■ Dataset content ■

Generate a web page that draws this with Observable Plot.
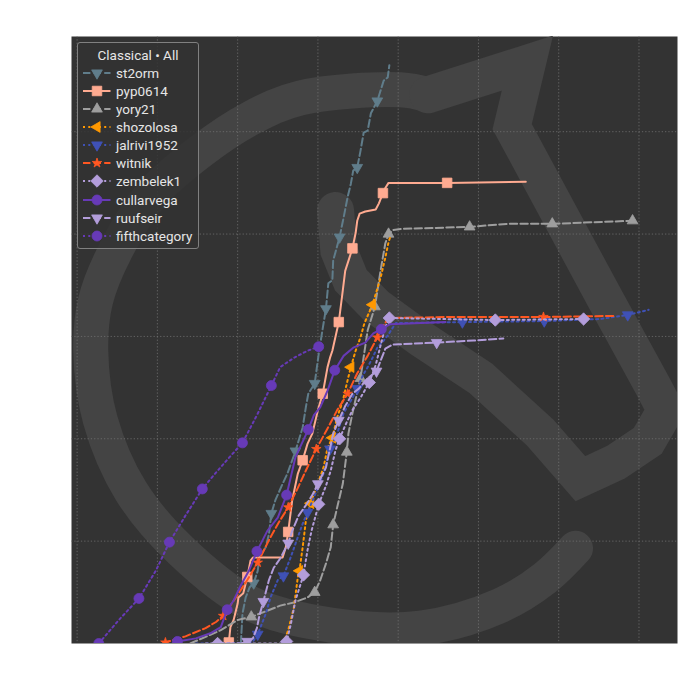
<!DOCTYPE html>
<html><head><meta charset="utf-8">
<script src="https://cdn.jsdelivr.net/npm/d3@7"></script>
<script src="https://cdn.jsdelivr.net/npm/@observablehq/plot@0.6"></script>
<style>
body{margin:0;background:#fff;font-family:Roboto,"DejaVu Sans",sans-serif}
#wrap{position:relative;width:700px;height:700px}
#legend{position:absolute;left:77px;top:42px;width:122px;height:207px;border:1px solid #808080;border-radius:3px;background:rgba(51,51,51,0.85);box-sizing:border-box;color:#e6e6e6}
#legend .title{position:absolute;left:0;right:0;top:3px;text-align:center;font-size:13.5px;line-height:18px}
#legend .row{position:absolute;left:4px;height:18px;display:flex;align-items:center;font-size:13.5px}
#legend .row svg{margin-right:5px}
</style></head><body><div id="wrap"></div>
<script>
// ---- chart data: [x, y, hasMarker] ----
const legendTitle = "Classical • All";
const names = ["st2orm","pyp0614","yory21","shozolosa","jalrivi1952","witnik","zembelek1","cullarvega","ruufseir","fifthcategory"];
const colors = ["#607d8b","#ffab91","#9e9e9e","#ff9800","#3f51b5","#ff5722","#b39ddb","#673ab7","#b39ddb","#673ab7"];
const dashes = ["7.4,3.2","none","7.4,3.2","2,3.3","2,3.3","7.4,3.2","2,3.3","none","7.4,3.2","2,3.3"];
const symbols = ["triangle","square","triangle","triangle","triangle","star","diamond2","circle","triangle","circle"];
const rotations = [180,0,0,-90,180,0,0,0,180,0];
const markerR = [4,5.4,4,4,4,3,5.6,5,4,5];

const st2orm = [[2.04,0,0],[2.06,0.29,0],[2.10,0.45,0],[2.15,0.55,0],[2.20,0.59,1],[2.25,0.71,0],[2.27,0.84,0],[2.35,0.94,0],[2.39,1.07,0],[2.42,1.27,1],[2.47,1.40,0],[2.56,1.56,0],[2.62,1.66,0],[2.68,1.79,0],[2.72,1.88,1],[2.81,2.11,0],[2.85,2.31,0],[2.88,2.44,0],[2.96,2.54,1],[3.01,2.83,0],[3.05,3.03,0],[3.10,3.27,1],[3.13,3.52,0],[3.18,3.55,0],[3.19,3.74,0],[3.27,3.97,1],[3.32,4.16,0],[3.37,4.36,0],[3.41,4.49,0],[3.44,4.62,0],[3.49,4.65,1],[3.53,4.81,0],[3.57,4.99,0],[3.62,5.01,0],[3.66,5.18,0],[3.74,5.30,1],[3.82,5.50,0],[3.87,5.53,0],[3.89,5.65,0]];
const pyp0614 = [[1.85,0,0],[1.89,0.01,1],[1.91,0.16,0],[1.95,0.23,0],[2.00,0.39,0],[2.01,0.45,0],[2.07,0.49,0],[2.12,0.65,1],[2.16,0.81,0],[2.19,0.84,0],[2.56,0.84,0],[2.60,0.94,0],[2.63,1.09,1],[2.68,1.40,0],[2.75,1.66,0],[2.81,1.79,1],[2.87,1.95,0],[2.93,2.05,0],[3.00,2.28,0],[3.06,2.44,1],[3.12,2.70,0],[3.15,2.79,0],[3.18,2.86,0],[3.26,3.14,1],[3.31,3.45,0],[3.34,3.64,0],[3.43,3.86,1],[3.47,4.01,0],[3.49,4.13,0],[3.52,4.20,0],[3.59,4.22,0],[3.72,4.24,0],[3.76,4.30,0],[3.81,4.40,1],[3.84,4.45,0],[3.88,4.50,0],[4.61,4.50,1],[5.59,4.51,0]];
const yory21 = [[1.41,0,0],[1.79,0.13,0],[2.00,0.23,0],[2.17,0.26,1],[2.37,0.32,0],[2.53,0.37,0],[2.70,0.40,0],[2.87,0.45,0],[2.96,0.50,1],[3.03,0.62,0],[3.10,0.78,0],[3.16,0.94,0],[3.19,1.16,1],[3.24,1.33,0],[3.31,1.56,0],[3.36,1.87,1],[3.38,2.05,0],[3.43,2.25,0],[3.53,2.59,1],[3.62,3.06,0],[3.71,3.29,1],[3.78,3.64,0],[3.84,3.91,0],[3.88,4.00,1],[3.94,4.04,0],[4.03,4.05,0],[4.89,4.07,1],[5.36,4.10,0],[5.92,4.10,1],[6.92,4.13,1]];
const shozolosa = [[2.57,0,0],[2.63,0.13,0],[2.70,0.35,0],[2.75,0.65,0],[2.77,0.71,1],[2.81,0.94,0],[2.85,1.20,0],[2.91,1.37,1],[3.07,1.72,0],[3.12,1.91,0],[3.18,2.01,1],[3.24,2.21,0],[3.31,2.37,0],[3.36,2.54,0],[3.41,2.70,1],[3.47,2.86,0],[3.53,2.99,0],[3.58,3.13,0],[3.68,3.31,1],[3.78,3.57,0],[3.84,3.77,0],[3.88,3.92,0],[3.90,3.97,0]];
const jalrivi1952 = [[1.48,0,0],[2.10,0,0],[2.19,0.02,0],[2.25,0.09,1],[2.35,0.29,0],[2.41,0.45,0],[2.50,0.62,0],[2.57,0.66,1],[2.66,0.84,0],[2.75,1.04,0],[2.81,1.17,0],[2.87,1.28,1],[3.00,1.52,0],[3.07,1.66,0],[3.15,1.90,1],[3.24,2.05,0],[3.32,2.25,0],[3.41,2.37,0],[3.49,2.49,1],[3.56,2.62,0],[3.62,2.70,0],[3.68,2.79,0],[3.74,2.89,0],[3.82,2.96,0],[3.87,3.01,0],[3.97,3.13,0],[4.80,3.14,1],[5.82,3.15,1],[6.52,3.17,0],[6.86,3.21,1],[7.12,3.26,0]];
const witnik = [[1.07,0,0],[1.10,0.01,1],[1.35,0.07,0],[1.60,0.15,0],[1.73,0.21,0],[1.82,0.27,1],[1.97,0.44,0],[2.12,0.62,0],[2.25,0.79,1],[2.39,1.01,0],[2.51,1.18,0],[2.63,1.33,1],[2.75,1.52,0],[2.85,1.69,0],[2.98,1.90,1],[3.12,2.10,0],[3.24,2.28,0],[3.37,2.44,1],[3.49,2.64,0],[3.62,2.81,0],[3.74,2.99,1],[3.82,3.11,0],[3.88,3.18,0],[4.65,3.19,0],[5.81,3.19,1],[6.68,3.20,0]];
const zembelek1 = [[1.60,0,0],[1.75,0,1],[2.57,0,0],[2.61,0.02,1],[2.66,0.18,0],[2.72,0.42,0],[2.78,0.57,0],[2.82,0.67,1],[2.87,0.91,0],[2.92,1.10,0],[3.01,1.36,1],[3.10,1.54,0],[3.16,1.69,0],[3.22,1.89,0],[3.27,2.00,1],[3.34,2.13,0],[3.43,2.28,0],[3.53,2.40,0],[3.64,2.55,1],[3.72,2.72,0],[3.78,2.91,0],[3.84,3.09,0],[3.89,3.18,1],[5.21,3.16,1],[6.31,3.17,1],[6.40,3.17,0]];
const cullarvega = [[1.19,0,0],[1.25,0.02,1],[1.48,0.05,0],[1.66,0.10,0],[1.79,0.16,0],[1.87,0.33,1],[1.95,0.42,0],[2.04,0.57,0],[2.14,0.71,0],[2.24,0.90,1],[2.37,1.10,0],[2.50,1.23,0],[2.61,1.45,1],[2.72,1.82,0],[2.88,2.09,1],[2.95,2.23,0],[3.03,2.31,0],[3.12,2.47,0],[3.21,2.67,1],[3.32,2.81,0],[3.44,2.89,0],[3.59,2.94,0],[3.69,3.03,0],[3.79,3.07,1],[3.90,3.12,0],[4.59,3.14,0]];
const ruufseir = [[1.73,0,0],[2.04,0,0],[2.12,0.02,1],[2.19,0.05,0],[2.24,0.15,0],[2.27,0.27,0],[2.32,0.41,1],[2.39,0.62,0],[2.45,0.74,0],[2.53,0.83,0],[2.63,0.98,1],[2.68,1.10,0],[2.76,1.25,0],[2.85,1.35,0],[2.93,1.45,0],[3.00,1.56,1],[3.10,1.72,0],[3.19,2.05,0],[3.26,2.18,1],[3.34,2.32,0],[3.43,2.44,0],[3.51,2.49,0],[3.62,2.59,0],[3.73,2.66,1],[3.78,2.76,0],[3.84,2.88,0],[3.93,2.92,0],[4.48,2.94,1],[4.94,2.96,0],[5.31,2.98,0]];
const fifthcategory = [[0.27,0,1],[0.52,0.23,0],[0.77,0.44,1],[0.98,0.71,0],[1.15,0.99,1],[1.35,1.25,0],[1.56,1.51,1],[1.73,1.67,0],[1.91,1.83,0],[2.06,1.96,1],[2.24,2.23,0],[2.42,2.52,1],[2.53,2.70,0],[2.70,2.79,0],[2.87,2.86,0],[3.01,2.90,1]];

// watermark (logo) outline, same data units
const logoArc = [[6.21,0.93],[5.83,0.64],[5.27,0.37],[4.28,0.15],[3.16,0.18],[2.16,0.39],[1.29,0.91],[0.67,1.49],[0.29,2.18],[0.17,2.86],[0.23,3.35],[0.48,3.84],[0.92,4.38],[1.54,4.81],[2.16,5.13],[2.78,5.33],[4.03,5.41],[4.37,5.36]];
const logoHead = [[4.37,5.36],[5.61,5.67],[5.42,5.05],[6.59,3.35],[7.17,2.52],[7.33,2.28],[7.11,1.98],[6.71,1.77],[6.27,1.61],[5.77,2.06],[5.03,2.59],[4.28,2.98],[3.72,3.30],[3.41,3.55],[3.26,3.84],[3.22,4.23]];

const xTicks = [0,1,2,3,4,5,6,7];
const yTicks = [1,2,3,4,5];

const seriesData = [st2orm,pyp0614,yory21,shozolosa,jalrivi1952,witnik,zembelek1,cullarvega,ruufseir,fifthcategory];

const marks = [
  Plot.frame({fill:"#333333", stroke:null}),
  Plot.line(logoArc, {x:d=>d[0], y:d=>d[1], stroke:"#444444", strokeWidth:35, curve:"catmull-rom", strokeLinecap:"round", strokeLinejoin:"round", clip:true}),
  Plot.line(logoHead, {x:d=>d[0], y:d=>d[1], stroke:"#444444", strokeWidth:37, curve:"linear", strokeLinecap:"round", strokeLinejoin:"miter", strokeMiterlimit:3, clip:true}),
  Plot.gridX(xTicks, {stroke:"#777", strokeOpacity:0.8, strokeWidth:0.9, strokeDasharray:"1.3,2"}),
  Plot.gridY(yTicks, {stroke:"#777", strokeOpacity:0.8, strokeWidth:0.9, strokeDasharray:"1.3,2"})
];
seriesData.forEach((data,i)=>{
  marks.push(Plot.line(data, {x:d=>d[0], y:d=>d[1], stroke:colors[i], strokeWidth:2, strokeDasharray:dashes[i], strokeLinejoin:"round", clip:true}));
  marks.push(Plot.dot(data.filter(d=>d[2]===1), {x:d=>d[0], y:d=>d[1], symbol:symbols[i], r:markerR[i], fill:colors[i], stroke:colors[i], strokeWidth:0.8, rotate:rotations[i], clip:true}));
});

const chart = Plot.plot({
  width:700, height:700,
  marginLeft:71, marginRight:23, marginTop:36, marginBottom:57,
  x:{domain:[-0.07,7.48], axis:null},
  y:{domain:[0,5.93], axis:null},
  style:{background:"#fff"},
  marks
});
const wrap = document.getElementById("wrap");
wrap.appendChild(chart);

// legend overlay
const leg = document.createElement("div");
leg.id = "legend";
const t = document.createElement("div");
t.className = "title"; t.textContent = legendTitle;
leg.appendChild(t);
const symMap = {triangle:d3.symbolTriangle, square:d3.symbolSquare, star:d3.symbolStar, diamond2:d3.symbolDiamond2, circle:d3.symbolCircle};
names.forEach((n,i)=>{
  const row = document.createElement("div");
  row.className = "row";
  row.style.top = (21 + 18.08*i) + "px";
  const s = d3.create("svg").attr("width",29).attr("height",18);
  s.append("line").attr("x1",1).attr("x2",28.5).attr("y1",9).attr("y2",9)
    .attr("stroke",colors[i]).attr("stroke-width",2).attr("stroke-dasharray",dashes[i]==="none"?null:dashes[i]);
  s.append("path").attr("d", d3.symbol(symMap[symbols[i]], Math.PI*markerR[i]*markerR[i])())
    .attr("transform",`translate(15,9) rotate(${rotations[i]})`).attr("fill",colors[i]).attr("stroke",colors[i]).attr("stroke-width",0.8);
  row.appendChild(s.node());
  const lab = document.createElement("span"); lab.textContent = n;
  row.appendChild(lab);
  leg.appendChild(row);
});
wrap.appendChild(leg);
</script></body></html>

■ To be done ■
Leave out the pictures, then repeat the listing above exactly from its first line to the line with "const markerR = [4,5.4,4,4,4,3,5.6,5,4,5];", inclusive.

■ Task answer ■
Generate a web page that draws this with Observable Plot.
<!DOCTYPE html>
<html><head><meta charset="utf-8">
<script src="https://cdn.jsdelivr.net/npm/d3@7"></script>
<script src="https://cdn.jsdelivr.net/npm/@observablehq/plot@0.6"></script>
<style>
body{margin:0;background:#fff;font-family:Roboto,"DejaVu Sans",sans-serif}
#wrap{position:relative;width:700px;height:700px}
#legend{position:absolute;left:77px;top:42px;width:122px;height:207px;border:1px solid #808080;border-radius:3px;background:rgba(51,51,51,0.85);box-sizing:border-box;color:#e6e6e6}
#legend .title{position:absolute;left:0;right:0;top:3px;text-align:center;font-size:13.5px;line-height:18px}
#legend .row{position:absolute;left:4px;height:18px;display:flex;align-items:center;font-size:13.5px}
#legend .row svg{margin-right:5px}
</style></head><body><div id="wrap"></div>
<script>
// ---- chart data: [x, y, hasMarker] ----
const legendTitle = "Classical • All";
const names = ["st2orm","pyp0614","yory21","shozolosa","jalrivi1952","witnik","zembelek1","cullarvega","ruufseir","fifthcategory"];
const colors = ["#607d8b","#ffab91","#9e9e9e","#ff9800","#3f51b5","#ff5722","#b39ddb","#673ab7","#b39ddb","#673ab7"];
const dashes = ["7.4,3.2","none","7.4,3.2","2,3.3","2,3.3","7.4,3.2","2,3.3","none","7.4,3.2","2,3.3"];
const symbols = ["triangle","square","triangle","triangle","triangle","star","diamond2","circle","triangle","circle"];
const rotations = [180,0,0,-90,180,0,0,0,180,0];
const markerR = [4,5.4,4,4,4,3,5.6,5,4,5];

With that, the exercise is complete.